En la imaginación de los estadounidenses, el ciudadano Richard Jewell, acusado de ser autor de un atentado con bomba en el Centennial Park de Atlanta, durante los Juegos Olímpicos de 1996, era una suerte de “muñeco desafortunado, un inadaptado, un Forrest Gump”, según lo describió la periodista Marie Brenner de la revista Vanity Fair, en una crónica sobre su caso.
Jewell, nacido en Virginia en 1962, trabajaba como agente de seguridad en el parque citado. Allí se realizaban conciertos y actividades paralelas a los JJOO. El 27 de julio vio un paquete sospechoso debajo de una banca –se trataba de una mochila militar– y alertó a la Policía. Se acordonó el lugar y alejó de allí a gran cantidad de personas.
Era una bomba que explotó minutos después, causando la muerte de dos personas. Jewell, que ganó valiosos minutos al avisar a la Policía y evitó muchas muertes más, fue considerado un héroe inmediato. Pero, con el paso de las horas, la situación cambió: el FBI empezó a considerarlo el principal sospechoso del atentado. ¿Por qué?

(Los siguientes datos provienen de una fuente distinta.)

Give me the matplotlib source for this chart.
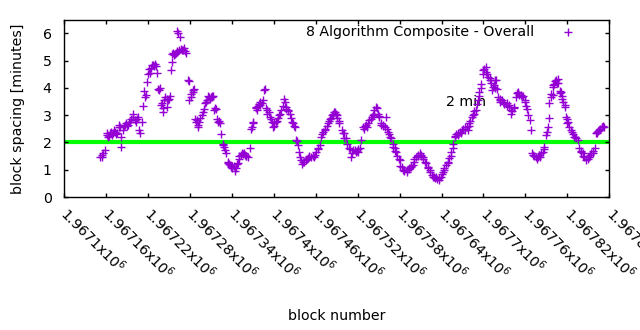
import matplotlib
matplotlib.use("Agg")
import matplotlib.pyplot as plt
from matplotlib.ticker import FixedLocator, FixedFormatter

plt.rcParams['font.family'] = ['DejaVu Sans']
plt.rcParams['mathtext.fontset'] = 'dejavusans'

series_label = "8 Algorithm Composite - Overall"
line_label = "2 min"
x_label = "block number"
y_label = "block spacing [minutes]"

blocks = [
    1967151, 1967154, 1967155, 1967156, 1967159, 1967161, 1967162, 1967163, 1967164, 1967166,
    1967167, 1967169, 1967170, 1967171, 1967173, 1967174, 1967176, 1967178, 1967179, 1967180,
    1967181, 1967182, 1967185, 1967186, 1967187, 1967189, 1967190, 1967192, 1967193, 1967194,
    1967196, 1967198, 1967199, 1967201, 1967203, 1967204, 1967206, 1967207, 1967209, 1967211,
    1967213, 1967215, 1967216, 1967217, 1967219, 1967220, 1967221, 1967223, 1967224, 1967226,
    1967228, 1967229, 1967230, 1967231, 1967233, 1967235, 1967236, 1967237, 1967239, 1967240,
    1967241, 1967242, 1967243, 1967244, 1967247, 1967248, 1967249, 1967250, 1967251, 1967253,
    1967254, 1967255, 1967256, 1967257, 1967259, 1967260, 1967261, 1967262, 1967262, 1967263,
    1967264, 1967266, 1967267, 1967269, 1967270, 1967271, 1967273, 1967275, 1967278, 1967279,
    1967279, 1967281, 1967282, 1967284, 1967285, 1967286, 1967287, 1967289, 1967290, 1967291,
    1967292, 1967293, 1967294, 1967297, 1967299, 1967300, 1967301, 1967303, 1967304, 1967306,
    1967307, 1967309, 1967310, 1967311, 1967312, 1967313, 1967314, 1967316, 1967318, 1967319,
    1967321, 1967322, 1967323, 1967325, 1967327, 1967328, 1967329, 1967330, 1967332, 1967334,
    1967335, 1967336, 1967337, 1967339, 1967340, 1967341, 1967343, 1967344, 1967346, 1967347,
    1967349, 1967350, 1967351, 1967353, 1967354, 1967356, 1967357, 1967359, 1967360, 1967361,
    1967363, 1967366, 1967368, 1967369, 1967370, 1967371, 1967374, 1967375, 1967376, 1967378,
    1967379, 1967380, 1967381, 1967383, 1967385, 1967386, 1967387, 1967389, 1967390, 1967391,
    1967393, 1967394, 1967396, 1967397, 1967399, 1967400, 1967401, 1967403, 1967404, 1967406,
    1967407, 1967409, 1967411, 1967413, 1967414, 1967416, 1967417, 1967418, 1967420, 1967421,
    1967423, 1967424, 1967426, 1967427, 1967429, 1967430, 1967432, 1967434, 1967435, 1967436,
    1967437, 1967439, 1967441, 1967442, 1967444, 1967446, 1967447, 1967449, 1967450, 1967451,
    1967454, 1967456, 1967457, 1967459, 1967461, 1967463, 1967464, 1967466, 1967468, 1967469,
    1967470, 1967473, 1967474, 1967476, 1967478, 1967479, 1967480, 1967482, 1967484, 1967485,
    1967486, 1967487, 1967489, 1967490, 1967491, 1967493, 1967494, 1967497, 1967499, 1967500,
    1967501, 1967504, 1967505, 1967507, 1967509, 1967511, 1967512, 1967513, 1967516, 1967517,
    1967519, 1967520, 1967521, 1967523, 1967525, 1967528, 1967529, 1967530, 1967532, 1967534,
    1967535, 1967537, 1967539, 1967540, 1967542, 1967543, 1967544, 1967547, 1967548, 1967549,
    1967550, 1967551, 1967553, 1967554, 1967556, 1967557, 1967559, 1967561, 1967562, 1967563,
    1967565, 1967566, 1967568, 1967570, 1967571, 1967573, 1967574, 1967575, 1967577, 1967579,
    1967580, 1967581, 1967583, 1967585, 1967586, 1967587, 1967590, 1967591, 1967593, 1967594,
    1967596, 1967597, 1967599, 1967600, 1967601, 1967604, 1967606, 1967607, 1967609, 1967610,
    1967611, 1967613, 1967614, 1967616, 1967618, 1967620, 1967621, 1967623, 1967624, 1967626,
    1967628, 1967629, 1967630, 1967632, 1967634, 1967636, 1967637, 1967639, 1967640, 1967642,
    1967643, 1967644, 1967647, 1967649, 1967650, 1967651, 1967653, 1967654, 1967656, 1967657,
    1967659, 1967660, 1967661, 1967663, 1967664, 1967666, 1967668, 1967670, 1967671, 1967673,
    1967674, 1967676, 1967678, 1967679, 1967680, 1967681, 1967683, 1967685, 1967686, 1967687,
    1967690, 1967691, 1967692, 1967693, 1967694, 1967696, 1967697, 1967699, 1967700, 1967701,
    1967703, 1967704, 1967705, 1967707, 1967709, 1967710, 1967711, 1967712, 1967714, 1967715,
    1967716, 1967717, 1967718, 1967720, 1967721, 1967723, 1967723, 1967724, 1967726, 1967728,
    1967729, 1967730, 1967733, 1967734, 1967736, 1967737, 1967739, 1967740, 1967741, 1967743,
    1967744, 1967747, 1967748, 1967749, 1967750, 1967751, 1967754, 1967755, 1967756, 1967759,
    1967760, 1967761, 1967763, 1967764, 1967766, 1967768, 1967770, 1967771, 1967773, 1967775,
    1967776, 1967778, 1967779, 1967780, 1967781, 1967783, 1967785, 1967786, 1967787, 1967790,
    1967791, 1967792, 1967794, 1967794, 1967796, 1967797, 1967799, 1967800, 1967800, 1967801,
    1967803, 1967804, 1967805, 1967806, 1967807, 1967809, 1967810, 1967811, 1967812, 1967813,
    1967814, 1967816, 1967817, 1967818, 1967819, 1967820, 1967821, 1967823, 1967825, 1967826,
    1967828, 1967830, 1967831, 1967833, 1967835, 1967837, 1967839, 1967840, 1967842, 1967843,
    1967844, 1967847, 1967849, 1967850, 1967851, 1967853, 1967854, 1967856, 1967857, 1967859,
    1967861, 1967862, 1967863, 1967864, 1967866, 1967867, 1967869, 1967870, 1967871, 1967873,
]

spacing = [
    1.47, 1.47, 1.55, 1.60, 1.72, 2.27, 2.33, 2.20, 2.25, 2.33,
    2.40, 2.28, 2.33, 2.45, 2.39, 2.30, 2.35, 2.63, 2.55, 2.57,
    2.20, 1.84, 2.45, 2.60, 2.63, 2.70, 2.60, 2.63, 2.75, 2.76,
    2.85, 3.06, 2.95, 2.82, 2.75, 2.85, 2.94, 2.45, 2.33, 2.75,
    3.33, 3.89, 3.67, 3.75, 4.22, 4.53, 4.70, 4.55, 4.75, 4.85,
    4.86, 4.80, 4.88, 4.82, 4.55, 3.95, 3.94, 4.00, 3.37, 3.45,
    3.12, 3.25, 3.55, 3.65, 3.61, 3.30, 3.55, 3.61, 3.70, 4.65,
    4.95, 5.26, 5.28, 5.22, 5.26, 5.30, 5.32, 5.35, 6.10, 6.00,
    5.40, 5.87, 5.42, 5.38, 5.38, 5.45, 5.35, 5.30, 4.30, 4.25,
    3.55, 3.65, 3.79, 3.85, 3.91, 3.98, 2.85, 2.75, 2.82, 2.65,
    2.57, 2.75, 2.90, 3.00, 3.10, 3.24, 3.45, 3.50, 3.55, 3.70,
    3.67, 3.60, 3.65, 3.72, 3.68, 3.70, 3.20, 3.25, 3.24, 2.85,
    2.75, 2.80, 2.70, 2.30, 1.95, 1.90, 1.85, 1.72, 1.60, 1.30,
    1.25, 1.20, 1.18, 1.10, 1.15, 1.05, 1.12, 0.95, 1.05, 1.20,
    1.25, 1.40, 1.50, 1.55, 1.60, 1.58, 1.62, 1.55, 1.50, 1.52,
    1.45, 1.78, 2.51, 2.55, 2.76, 2.70, 3.25, 3.30, 3.20, 3.35,
    3.40, 3.37, 3.50, 3.45, 3.55, 3.91, 3.95, 3.25, 3.18, 3.05,
    3.10, 2.94, 2.85, 2.75, 2.57, 2.62, 2.70, 2.75, 2.80, 2.88,
    3.00, 3.05, 3.18, 3.35, 3.60, 3.49, 3.30, 3.24, 3.20, 3.15,
    3.06, 2.90, 2.75, 2.70, 2.62, 2.57, 2.09, 2.05, 1.90, 1.66,
    1.45, 1.35, 1.20, 1.30, 1.29, 1.35, 1.40, 1.42, 1.50, 1.45,
    1.47, 1.52, 1.45, 1.54, 1.65, 1.78, 1.75, 1.90, 2.21, 2.30,
    2.40, 2.45, 2.50, 2.60, 2.70, 2.78, 2.85, 2.88, 3.00, 3.05,
    3.10, 3.12, 3.05, 3.00, 2.90, 2.80, 2.70, 2.45, 2.35, 2.15,
    2.33, 2.15, 1.96, 1.78, 1.75, 1.47, 1.60, 1.72, 1.72, 1.65,
    1.70, 1.66, 1.75, 1.80, 2.09, 2.57, 2.50, 2.60, 2.63, 2.55,
    2.70, 2.82, 2.85, 2.95, 3.00, 3.05, 3.20, 3.30, 3.25, 3.05,
    2.98, 2.94, 2.70, 2.65, 2.63, 2.60, 2.57, 2.94, 2.50, 2.39,
    2.30, 2.20, 2.15, 1.95, 1.85, 1.78, 1.70, 1.66, 1.50, 1.40,
    1.35, 1.15, 1.10, 0.99, 0.95, 1.00, 0.93, 1.00, 1.02, 1.05,
    1.10, 1.15, 1.17, 1.30, 1.40, 1.47, 1.55, 1.50, 1.60, 1.55,
    1.50, 1.47, 1.40, 1.30, 1.23, 1.10, 1.05, 0.99, 0.90, 0.80,
    0.74, 0.75, 0.70, 0.74, 0.65, 0.70, 0.62, 0.75, 0.85, 0.93,
    1.00, 1.05, 1.17, 1.25, 1.30, 1.42, 1.50, 1.65, 1.78, 1.95,
    2.21, 2.25, 2.30, 2.27, 2.35, 2.40, 2.33, 2.45, 2.50, 2.57,
    2.45, 2.55, 2.45, 2.60, 2.70, 2.80, 2.95, 3.00, 3.05, 3.15,
    3.18, 3.40, 3.55, 3.70, 3.85, 4.00, 4.16, 4.50, 4.65, 4.70,
    4.77, 4.60, 4.53, 4.40, 4.35, 4.28, 4.20, 3.91, 4.05, 4.10,
    4.00, 4.30, 4.28, 3.95, 3.67, 3.60, 3.55, 3.50, 3.55, 3.49,
    3.40, 3.45, 3.45, 3.35, 3.30, 3.37, 3.20, 3.06, 3.15, 3.25,
    3.30, 3.67, 3.80, 3.85, 3.80, 3.75, 3.73, 3.65, 3.70, 3.55,
    3.50, 3.35, 3.24, 3.00, 2.82, 2.45, 1.60, 1.55, 1.50, 1.47,
    1.40, 1.45, 1.55, 1.54, 1.45, 1.60, 1.66, 1.75, 1.84, 2.27,
    2.40, 2.57, 2.88, 3.43, 3.65, 3.79, 3.75, 4.05, 4.10, 4.16,
    4.25, 4.28, 4.20, 4.34, 4.20, 3.90, 3.80, 3.85, 3.70, 3.61,
    3.50, 3.37, 3.30, 2.94, 2.85, 2.70, 2.75, 2.55, 2.45, 2.40,
    2.30, 2.21, 2.20, 2.15, 2.09, 1.78, 1.70, 1.65, 1.60, 1.50,
    1.45, 1.35, 1.40, 1.45, 1.47, 1.55, 1.60, 1.60, 1.70, 1.78,
    2.33, 2.40, 2.35, 2.42, 2.45, 2.50, 2.55, 2.57, 2.60, 2.57,
]

reference_minutes = 2
x_ticks = [1967100, 1967160, 1967220, 1967280, 1967340, 1967400, 1967460,
           1967520, 1967580, 1967640, 1967700, 1967760, 1967820, 1967880]
x_tick_mantissas = ["1.9671", "1.96716", "1.96722", "1.96728", "1.96734", "1.9674",
                    "1.96746", "1.96752", "1.96758", "1.96764", "1.9677", "1.96776",
                    "1.96782", "1.96788"]
y_ticks = [0, 1, 2, 3, 4, 5, 6]

FS = 10.2
purple = '#9400d3'

fig = plt.figure(figsize=(6.4, 3.3), dpi=100)
ax = fig.add_axes([0.1, 0.403, 0.852, 0.537])

ax.axhline(reference_minutes, color='#00ff00', lw=3.0, zorder=1)
ax.plot(blocks, spacing, linestyle='none', marker='+', color=purple,
        markersize=6, markeredgewidth=1.0, zorder=3)

ax.set_xlim(x_ticks[0], x_ticks[-1])
ax.set_ylim(0, 6.5)
ax.xaxis.set_major_locator(FixedLocator(x_ticks))
ax.xaxis.set_major_formatter(FixedFormatter([m + "x10$^{6}$" for m in x_tick_mantissas]))
ax.set_yticks(y_ticks)
ax.tick_params(direction='in', top=True, right=True, length=3, width=1,
               labelsize=FS, colors='black')
ax.tick_params(axis='x', pad=10)
ax.tick_params(axis='y', pad=9)
for lbl in ax.get_xticklabels():
    lbl.set_rotation(-45)
    lbl.set_ha('left')
    lbl.set_va('center')
    lbl.set_rotation_mode('anchor')
for s in ax.spines.values():
    s.set_linewidth(1.0)

ax.set_xlabel(x_label, fontsize=FS)
ax.xaxis.set_label_coords(0.5, -0.63)
ax.set_ylabel(y_label, fontsize=FS)
ax.yaxis.set_label_coords(-0.072, 0.5)

ax.text(1967646, 3.48, line_label, fontsize=FS, ha='left', va='center', zorder=2)

# legend
ax.text(0.862, 0.93, series_label, transform=ax.transAxes, fontsize=FS,
        ha='right', va='center')
ax.plot([0.924], [0.93], transform=ax.transAxes, linestyle='none', marker='+',
        color=purple, markersize=6, markeredgewidth=1.0, clip_on=False)

fig.savefig("out.png", dpi=100)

Había episodios oscuros en el pasado de Jewell.
Había trabajado como ayudante del sheriff del condado de Habersham, en Georgia, y había cometido excesos vinculados a su exacerbado sentido de la seguridad: detenía sin motivo autos en la carretera o realizaba detalladísimos informes de casos sin importancia.

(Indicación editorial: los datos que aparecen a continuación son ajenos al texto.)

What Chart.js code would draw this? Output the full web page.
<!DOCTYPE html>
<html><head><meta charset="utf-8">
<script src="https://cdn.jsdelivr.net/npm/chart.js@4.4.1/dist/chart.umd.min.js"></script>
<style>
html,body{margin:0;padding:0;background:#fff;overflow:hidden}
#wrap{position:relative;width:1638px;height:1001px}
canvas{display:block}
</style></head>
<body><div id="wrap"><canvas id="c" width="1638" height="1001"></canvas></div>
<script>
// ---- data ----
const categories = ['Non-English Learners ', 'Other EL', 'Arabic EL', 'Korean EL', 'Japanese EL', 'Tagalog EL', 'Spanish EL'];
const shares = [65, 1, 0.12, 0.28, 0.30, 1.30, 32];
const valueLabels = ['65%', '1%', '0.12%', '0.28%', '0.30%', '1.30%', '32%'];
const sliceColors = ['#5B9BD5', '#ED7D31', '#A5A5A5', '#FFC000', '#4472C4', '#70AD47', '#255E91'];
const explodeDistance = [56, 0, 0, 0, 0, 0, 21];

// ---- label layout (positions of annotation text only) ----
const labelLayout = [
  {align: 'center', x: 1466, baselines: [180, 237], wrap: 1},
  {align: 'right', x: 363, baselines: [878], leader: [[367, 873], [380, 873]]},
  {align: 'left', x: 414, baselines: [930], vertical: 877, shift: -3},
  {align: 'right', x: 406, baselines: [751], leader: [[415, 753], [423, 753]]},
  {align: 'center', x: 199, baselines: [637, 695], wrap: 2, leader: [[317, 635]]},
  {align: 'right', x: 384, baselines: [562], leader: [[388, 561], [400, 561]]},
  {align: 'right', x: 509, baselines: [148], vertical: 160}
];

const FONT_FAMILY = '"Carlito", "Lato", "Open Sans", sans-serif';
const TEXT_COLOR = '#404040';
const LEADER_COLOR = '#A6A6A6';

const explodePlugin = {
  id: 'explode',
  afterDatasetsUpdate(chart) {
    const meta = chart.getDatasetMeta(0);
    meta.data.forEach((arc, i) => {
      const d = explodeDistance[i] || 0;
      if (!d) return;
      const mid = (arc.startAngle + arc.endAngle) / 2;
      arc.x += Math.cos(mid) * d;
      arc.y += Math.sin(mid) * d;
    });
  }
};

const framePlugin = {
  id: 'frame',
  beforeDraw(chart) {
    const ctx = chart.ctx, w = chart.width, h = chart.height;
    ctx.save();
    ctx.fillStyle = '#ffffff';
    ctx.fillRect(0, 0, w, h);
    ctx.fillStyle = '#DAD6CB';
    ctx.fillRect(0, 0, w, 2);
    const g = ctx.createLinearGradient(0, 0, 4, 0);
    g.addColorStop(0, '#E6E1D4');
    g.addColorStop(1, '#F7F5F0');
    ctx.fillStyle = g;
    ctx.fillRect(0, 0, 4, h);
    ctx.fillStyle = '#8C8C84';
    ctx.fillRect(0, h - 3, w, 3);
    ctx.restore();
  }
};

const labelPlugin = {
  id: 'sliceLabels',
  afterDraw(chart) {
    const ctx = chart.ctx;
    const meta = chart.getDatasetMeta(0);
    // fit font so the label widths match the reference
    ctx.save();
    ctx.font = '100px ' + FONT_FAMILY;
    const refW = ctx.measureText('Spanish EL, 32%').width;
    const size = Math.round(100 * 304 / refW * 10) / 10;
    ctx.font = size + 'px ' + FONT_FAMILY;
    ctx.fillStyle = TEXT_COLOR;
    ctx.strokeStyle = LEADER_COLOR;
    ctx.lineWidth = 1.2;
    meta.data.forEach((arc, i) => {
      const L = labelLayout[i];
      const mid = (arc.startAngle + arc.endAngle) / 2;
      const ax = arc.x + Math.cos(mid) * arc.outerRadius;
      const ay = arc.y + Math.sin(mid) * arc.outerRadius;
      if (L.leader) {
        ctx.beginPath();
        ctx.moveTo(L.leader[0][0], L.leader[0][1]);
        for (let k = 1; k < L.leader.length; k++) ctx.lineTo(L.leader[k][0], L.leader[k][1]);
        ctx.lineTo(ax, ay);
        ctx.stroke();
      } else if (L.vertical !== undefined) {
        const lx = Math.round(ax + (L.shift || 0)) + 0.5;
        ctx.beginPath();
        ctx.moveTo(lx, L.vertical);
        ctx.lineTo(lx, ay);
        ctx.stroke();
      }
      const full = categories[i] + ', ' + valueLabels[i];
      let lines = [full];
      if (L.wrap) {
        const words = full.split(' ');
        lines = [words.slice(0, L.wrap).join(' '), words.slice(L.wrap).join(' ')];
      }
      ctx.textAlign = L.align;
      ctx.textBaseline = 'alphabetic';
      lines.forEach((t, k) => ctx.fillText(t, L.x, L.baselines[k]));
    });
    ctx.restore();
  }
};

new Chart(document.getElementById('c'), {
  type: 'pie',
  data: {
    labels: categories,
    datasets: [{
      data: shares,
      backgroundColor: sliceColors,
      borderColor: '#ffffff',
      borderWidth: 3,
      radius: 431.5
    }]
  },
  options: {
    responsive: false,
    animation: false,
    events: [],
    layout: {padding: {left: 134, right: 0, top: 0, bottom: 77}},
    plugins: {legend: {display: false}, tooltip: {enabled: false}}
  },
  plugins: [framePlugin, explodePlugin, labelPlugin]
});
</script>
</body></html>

En otro empleo, como guardia de un condominio de viviendas, ingresó sin permiso a una de ellas para averiguar por qué los dueños hacían ruido. Se sentía y se comportaba como un policía, pero no lo era. Su sobrepeso se lo impidió. Cuando trabajó en el campus de Piedmon College, quiso arrestar a un estudiante por consumir marihuana y ejerció abuso de autoridad sobre otros. Fue el director de esta escuela la primera persona que llamó al FBI para dar cuenta de esos hechos, cuando aún se le creía un héroe.
La investigación
En los días posteriores a su heroico acto, Richard Jewell concedió una docena de entrevistas a distintos medios. Eso contribuyó a que el FBI pensara que estaba buscando notoriedad. Entonces Jewell tenía 33 años, vivía con su madre, Bobi, y tenía un arsenal de armas en casa. Por esas características, los detectives lo perfilaron como un posible “terrorista solitario” que plantó la bomba para llevarse el crédito de encontrarla.
Era paradójico: Jewell era el típico norteamericano blanco, respetuoso de la ley, la autoridad y el orden, amante de las armas y muy patriota. De esos que sentían que debían proteger a los demás y servir a su país. A ese ciudadano, el FBI lo investigó como el principal sospechoso del atentado.
La pesquisa tomó varios meses y al final no pudo probar nada. Un personaje importante en esta etapa fue el abogado Watson Bryant, que asumió su defensa. Conocía a Richard desde una década atrás. Él evitó que Jewell, que era bastante sumiso con los policías que lo investigaban, fuera inducido a aceptar alguna responsabilidad.
Una carta enviada por el fiscal investigador del caso, Kent Alexander, a los abogados del investigado culminó con el proceso. “En base a la evidencia desarrollada hasta la fecha... Richard Jewell no es considerado un objetivo del gobierno federal”, decía. Caso cerrado.
A ese héroe inusual, fallecido el 2007, Clint Eastwood le ha dedicado su más reciente película: El caso de Richard Jewell. Ahí cuenta cómo ese hombre enfrenta al Gobierno y a los grandes medios y sale victorioso. Para Eastwood, Jewell, a quien periodistas y policías trataron de forma muy condescendiente, merecía ser reivindicado. “Que esta película sirva para despejar toda duda alrededor de su nombre”, ha dicho. (R. M.)